CS: Foreign cultures are among us, and these differences matter more than nationality. Presenting to engineers or lawyers is different than presenting to marketeers or sales people, no matter what country you’re in.
What was the biggest mistake you’ve made when presenting to a foreign culture?
BP: It was a board meeting of executives for a massive company—not an international crowd, but we did not fully understand their culture. We relied on coaching we’d received from inside the organization and naively thought we were set up for success. When I realized that we were out of our depth, I choked. It was bad, but the lessons were invaluable. Never walk into a room to pitch without doing exhaustive research, and always have a great way to wrap up your presentation if things aren’t going well.
Do you design slides differently for each culture? What about other props, including clothing?
CS:You want to be on the safe side. The bigger the cultural difference, the more carefully and conservatively you should act, speak and dress.
BP:We always ask in advance about clothing. You tend to do business attire more in the UK than in Europe or the US.

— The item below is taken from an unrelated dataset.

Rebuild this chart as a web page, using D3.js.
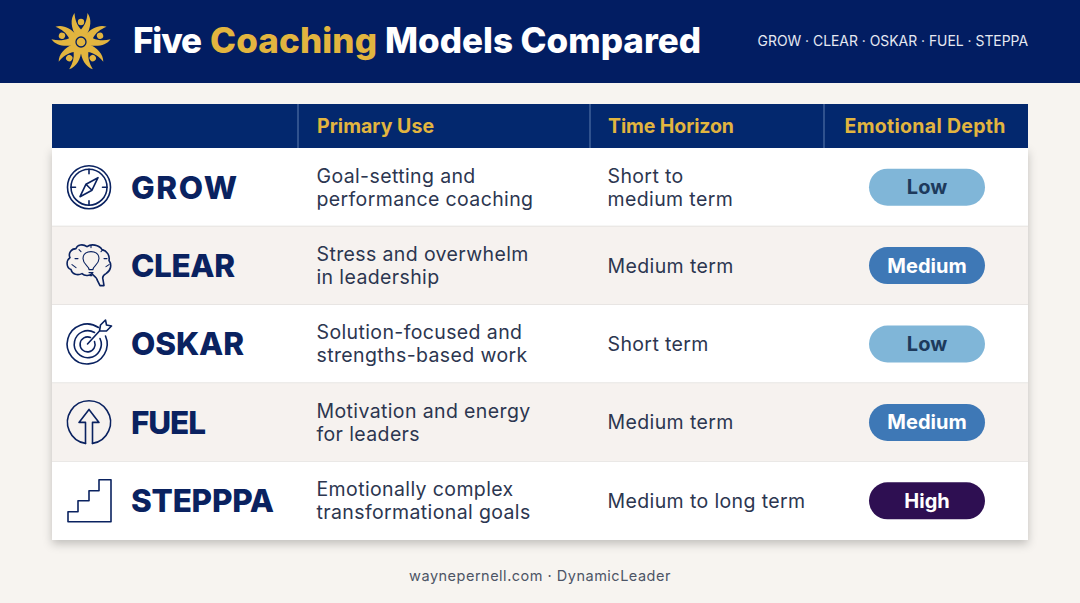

When you work with a client’s presentation, how do concerns differ from culture to culture?
AF:Concerns usually derive from personal preference and comfort level, not culture. Resistance in any country tends to be driven by fear of change, practice avoidance, and the loudest voice in the group. Our job is to manage dissenting voices and push each group to deliver the best presentation they can. That doesn’t seem to change across cultures.

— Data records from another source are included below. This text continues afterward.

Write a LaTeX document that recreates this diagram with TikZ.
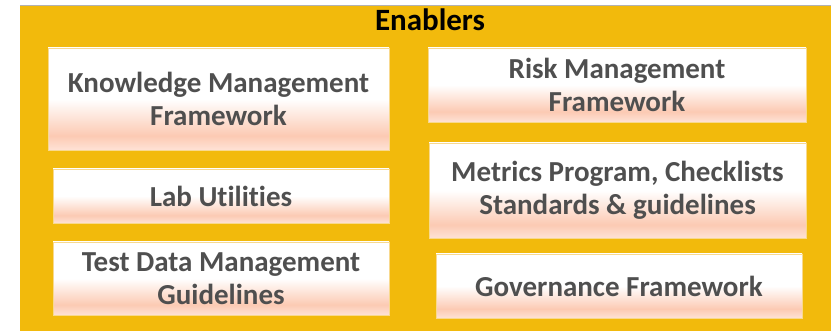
\documentclass[tikz,border=0pt]{standalone}
\usepackage{fontspec}
\setmainfont{Carlito}[Ligatures=NoCommon]
\definecolor{enyellow}{HTML}{F2BA0C}
\definecolor{enpeach}{HTML}{FCCAB3}
\definecolor{enpeachL}{HTML}{FEE2D6}
\definecolor{entext}{HTML}{4F4F4F}
\definecolor{enedge}{HTML}{F8D98E}
\pgfdeclareverticalshading{enshade}{100bp}{color(0bp)=(enpeachL); color(25bp)=(enpeachL); color(32bp)=(enpeach); color(50bp)=(white); color(100bp)=(white)}
\tikzset{
  enbox/.style={draw=enedge, line width=0.8pt, shading=enshade, inner sep=0pt, align=center,
    text=entext, font=\fontsize{29}{33}\selectfont\bfseries},
}
\begin{document}
\begin{tikzpicture}[x=1pt,y=-1pt]
\useasboundingbox (0,0) rectangle (831,331);
\fill[white] (0,0) rectangle (831,331);
\fill[enyellow] (20,6) rectangle (831,331);
\draw[gray!60, line width=1pt] (20,6) -- (831,6);
\node[font=\fontsize{31}{36}\selectfont\bfseries, text=black] (title) at (430,20) {Enablers};
\node[enbox, minimum width=341pt, minimum height=102pt] (km) at (218.5,99) {Knowledge Management\\Framework};
\node[enbox, minimum width=336pt, minimum height=54pt] (lab) at (221,196) {Lab Utilities};
\node[enbox, minimum width=336pt, minimum height=73pt] (tdm) at (221,278.5) {Test Data Management\\Guidelines};
\node[enbox, minimum width=378pt, minimum height=74pt] (risk) at (617,85) {Risk Management\\Framework};
\node[enbox, minimum width=377pt, minimum height=95pt] (met) at (617.5,190.5) {Metrics Program, Checklists\\Standards \& guidelines};
\node[enbox, minimum width=366pt, minimum height=64pt] (gov) at (619,286) {Governance Framework};
\end{tikzpicture}
\end{document}
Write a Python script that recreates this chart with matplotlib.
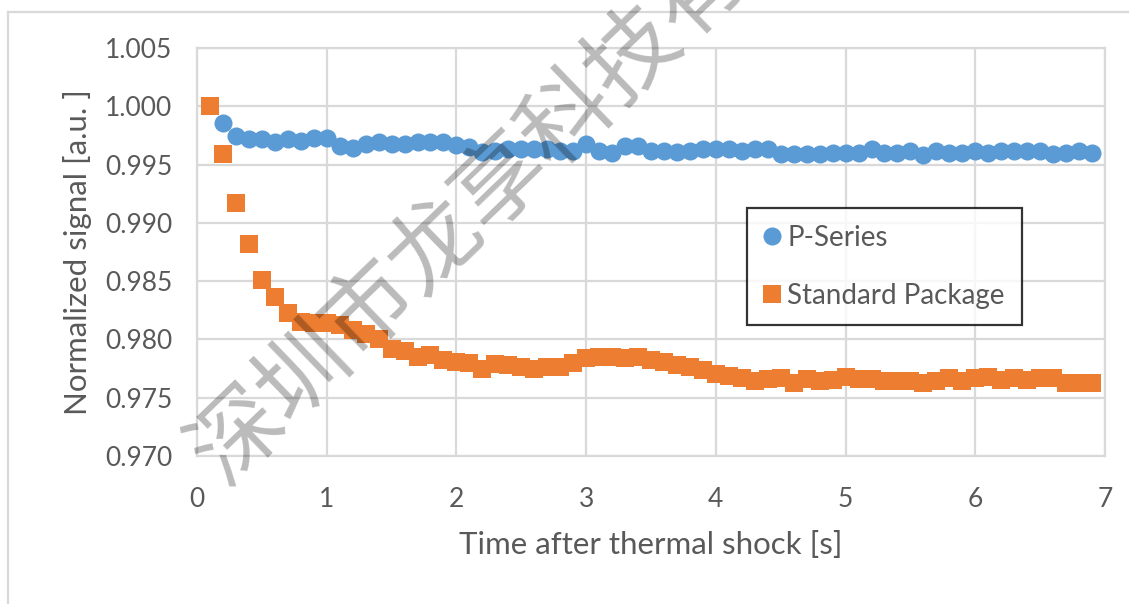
import numpy as np;
import matplotlib;
matplotlib.use("Agg");
import matplotlib.pyplot as plt;
from matplotlib.lines import Line2D;

# data
time_standard = np.round(np.arange(1, 70)*0.1, 1);
signal_standard = [1.0000, 0.9959, 0.9917, 0.9882, 0.9851, 0.9836, 0.9823, 0.9815, 0.9814, 0.9814,
	0.9812, 0.9808, 0.9805, 0.9800, 0.9792, 0.9790, 0.9785, 0.9787, 0.9782, 0.9781,
	0.9780, 0.9775, 0.9779, 0.9778, 0.9776, 0.9775, 0.9776, 0.9776, 0.9780, 0.9784,
	0.9785, 0.9785, 0.9784, 0.9785, 0.9782, 0.9781, 0.9778, 0.9776, 0.9774, 0.9770,
	0.9769, 0.9767, 0.9764, 0.9766, 0.9767, 0.9763, 0.9766, 0.9764, 0.9765, 0.9768,
	0.9766, 0.9766, 0.9764, 0.9764, 0.9764, 0.9763, 0.9764, 0.9767, 0.9764, 0.9767,
	0.9768, 0.9765, 0.9767, 0.9765, 0.9767, 0.9767, 0.9763, 0.9763, 0.9763];
time_p = np.round(np.arange(2, 70)*0.1, 1);
signal_p = [0.99857, 0.99745, 0.9972, 0.9972, 0.9969, 0.9972, 0.9970, 0.9973, 0.9973,
	0.9966, 0.9964, 0.9968, 0.9969, 0.9968, 0.9968, 0.9969, 0.9969, 0.9969, 0.9967,
	0.9965, 0.9961, 0.9962, 0.9963, 0.9963, 0.9963, 0.9963, 0.9962, 0.9962, 0.9968,
	0.9962, 0.9960, 0.9966, 0.9966, 0.9962, 0.9962, 0.9961, 0.9962, 0.9963, 0.9963,
	0.9963, 0.9962, 0.9963, 0.9963, 0.9959, 0.9959, 0.9959, 0.9959, 0.9960, 0.9960,
	0.9960, 0.9963, 0.9960, 0.9960, 0.9962, 0.9958, 0.9962, 0.9960, 0.9960, 0.9962,
	0.9960, 0.9962, 0.9962, 0.9962, 0.9962, 0.9959, 0.9960, 0.9962, 0.9960];
x_ticks = [0, 1, 2, 3, 4, 5, 6, 7];
y_ticks = [0.970, 0.975, 0.980, 0.985, 0.990, 0.995, 1.000, 1.005];
watermark = "深圳市龙享科技有限公司";

grid_color = "#d9d9d9";
text_color = "#595959";
plt.rcParams["font.family"] = ["Lato", "DejaVu Sans"];

fig = plt.figure(figsize = (11.29, 6.04), dpi = 100);
ax = fig.add_axes([197/1129, 1 - 456/604, (1105 - 197)/1129, (456 - 48)/604]);

ax.plot(time_p, signal_p, "o", color = "#5b9bd5", markersize = 13, markeredgewidth = 0, label = "P-Series", zorder = 3);
ax.plot(time_standard, signal_standard, "s", color = "#ed7d31", markersize = 12.5, markeredgewidth = 0, label = "Standard Package", zorder = 3);

ax.set_xlim(0, 7);
ax.set_ylim(0.970, 1.005);
ax.set_xticks(x_ticks);
ax.set_yticks(y_ticks);
ax.set_yticklabels(["%.3f" % v for v in y_ticks]);
ax.grid(True, color = grid_color, linewidth = 1.6, zorder = 0);
ax.set_axisbelow(True);
for s in ax.spines.values():
	s.set_color(grid_color);
	s.set_linewidth(1.6);
ax.tick_params(length = 0, labelsize = 19, colors = text_color);
ax.tick_params(axis = "y", pad = 18);
ax.tick_params(axis = "x", pad = 22);
ax.set_xlabel("Time after thermal shock [s]", fontsize = 22.5, color = text_color, labelpad = 14);
ax.set_ylabel("Normalized signal [a.u. ]", fontsize = 22.5, color = text_color, labelpad = 9);

leg = ax.legend(loc = "upper left", bbox_to_anchor = (747/1129, 1 - 208/604, 275/1129, 0), bbox_transform = fig.transFigure,
	mode = "expand", borderaxespad = 0, fontsize = 20, frameon = True, fancybox = False,
	labelspacing = 1.15, handletextpad = 0.25, borderpad = 0.6, handlelength = 0.6);
leg.get_frame().set_edgecolor("black");
leg.get_frame().set_linewidth(1.6);
for t in leg.get_texts():
	t.set_color(text_color);

# outer chart border (top and left only visible)
fig.add_artist(Line2D([8/1129, 1], [1 - 12/604, 1 - 12/604], color = grid_color, linewidth = 1.6));
fig.add_artist(Line2D([8/1129, 8/1129], [0, 1 - 12/604], color = grid_color, linewidth = 1.6));

# watermark
fig.text(206/1129, 1 - 469/604, watermark, rotation = 44, rotation_mode = "anchor", ha = "left", va = "center",
	fontsize = 66, family = ["Noto Sans CJK SC", "DejaVu Sans"], fontweight = "light", color = "black", alpha = 0.27, zorder = 10);

fig.savefig("out.png", dpi = 100);
plt.close();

BP: Our job is to get people to think first about the audience and then what they want to present. This is the hardest transition for some clients to make, especially if they’ve been in the corporate world a long time. But it doesn’t seem to vary from culture to culture. No matter where we are, most of our work is helping people slog through the awkwardness and get to a place where they feel confident and excited about their next presentation. No matter what your nationality, becoming a better public speaker is a challenge and an accomplishment.
Anything to add?
BP:Everyone would be better off if they said “awesome” more often.